StressID met en jeu des capteurs portables pour récolter les réponses physiologiques issues d’un électrocardiogramme (ECG), d’un capteur d’activité électrodermal (EDA) et d’un capteur de respiration. Ces données sont associées à des enregistrements audios et vidéos synchronisés sur le visage des participants.
À terme, les résultats fournis par l’analyse des données de StressID pourraient être utilisés dans des applications santé. La détection poussée du stress a en effet de nombreux intérêts dans le secteur médical. « Par exemple, les patients autistes peuvent être sensibles au stress lors des examens médicaux, et il est important de pouvoir le détecter rapidement pour anticiper et mieux gérer l’état du patient », précise la doctorante.
Hava Chaptoukaev a d’ailleurs remporté le prix NeurIPS 2023 Scholar Award lors de la 37e Conférence Neural Information Processing Systems qui s’est tenue en décembre 2023 aux États-Unis. StressID constitue une base de données pour l’identification du stress à partir de données unimodales et multimodales. Sa force est d’une part de pouvoir collecter l’ensemble des modalités (vidéo, audio, signaux biologiques) de manière synchronisée et en haute qualité. D’autre part, StressID a pour atout de comporter les enregistrements d’un nombre élevé de participants.
Données et protocole de l’expérience
StressID est issu de l’analyse de 65 sujets ayant permis d’obtenir 39 heures de données annotées. Les participants volontaires, 18 femmes et 47 hommes âgés de 21 à 55 ans, sont des étudiants et des travailleurs du domaine de la science, de la technologie, de l’ingénierie et des mathématiques. Une maîtrise suffisante de l’anglais est indispensable pour effectuer les 11 tâches proposées aux participants pour évaluer leur niveau de stress et de relaxation.
Parmi les tâches à réaliser : des exercices de prise de parole en public, de lecture, ou encore des tests de couleur et des comptages. L’exercice qui est considéré à l’issue des analyses comme le plus stressant est d’ailleurs celui du comptage. Sa consigne : « Commencez à compter à rebours à partir de 1011 en soustrayant 7 pendant 1 minute (aussi vite que possible) ».
Hava Chaptoukaev pointe que « les tâches utilisées sont établies cliniquement et les protocoles existent déjà. Nous les avons sélectionnées de façon à constituer une liste d’exercices les plus variés possibles. Elles sont aussi validées par une psychologue qui a aiguillé leur sélection. »
Différents déclencheurs sont utilisés dans l’identification du stress. Ils sont exploités à travers une tâche de respiration guidée (pour obtenir une référence de base de l’état de stress des sujets), 2 clips vidéo émotionnels, 7 exercices interactifs différents, et une tâche de relaxation finale.
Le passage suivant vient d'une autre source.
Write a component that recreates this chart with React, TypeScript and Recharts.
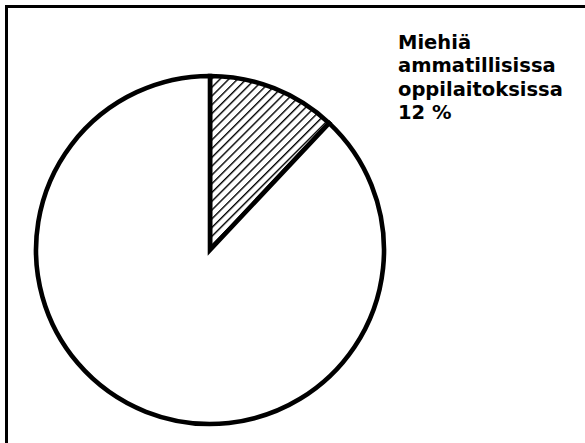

Grâce à son protocole, StressID vient combler les lacunes des nombreuses bases de données existantes sur l’émotion et sa classification. Les bases de données sur le stress sont en effet rares, et celles qui existent ont pour inconvénient leur nombre très limité de participants. Les données sont accessibles sur demande comme le souligne Maria Zualaga : « Il y a simplement une vérification pour accéder à l’ensemble des données. Il faut au préalable signer un accord sur leur bonne utilisation, car elles sont destinées à des recherches. »
Contributions fournies par StressID
Parmi les contributions du projet StressID figure d’abord un nouvel ensemble de données multimodal centré sur les tâches stressantes. Il présente ensuite des modalités synchronisées et annotées ainsi que des auto-évaluations des participants sur leurs niveaux de relaxation, de stress, d’excitation, mais aussi de valence qui traduit en psychologie un état émotionnel positif ou négatif.
Le protocole expérimental fourni est facile à reproduire pour l’enregistrement des réponses comportementales et physiologiques à divers déclencheurs par le biais de capteurs portables et globaux. Des instructions pour l’exploitation de l’ensemble de données sont également accessibles. Plusieurs modèles de base sont disponibles en open source pour la reconnaissance du stress grâce aux signaux vidéos, audios et physiologiques, ainsi que des modèles multimodaux associant ces trois entrées.
« Les participants nous disent s’ils ont ressenti des sensations négatives ou positives, mais aussi à quel point ils se sont impliqués dans la tâche. Peu de personnes se sont senties en colère ou tristes en faisant nos expériences, mais bon nombre les trouvaient amusantes », signale Hava Chaptoukaev.
« StressID est le fruit de la collaboration entre plusieurs universités. Il fait intervenir des experts du traitement de données, des vidéos et de l’audio », révèle Maria Zuluaga. Elle ajoute que « le projet sera élargi pour se pencher davantage sur les données physiologiques » avec pour ambition à long terme de prédire le stress en utilisant des dispositifs et des capteurs non invasifs.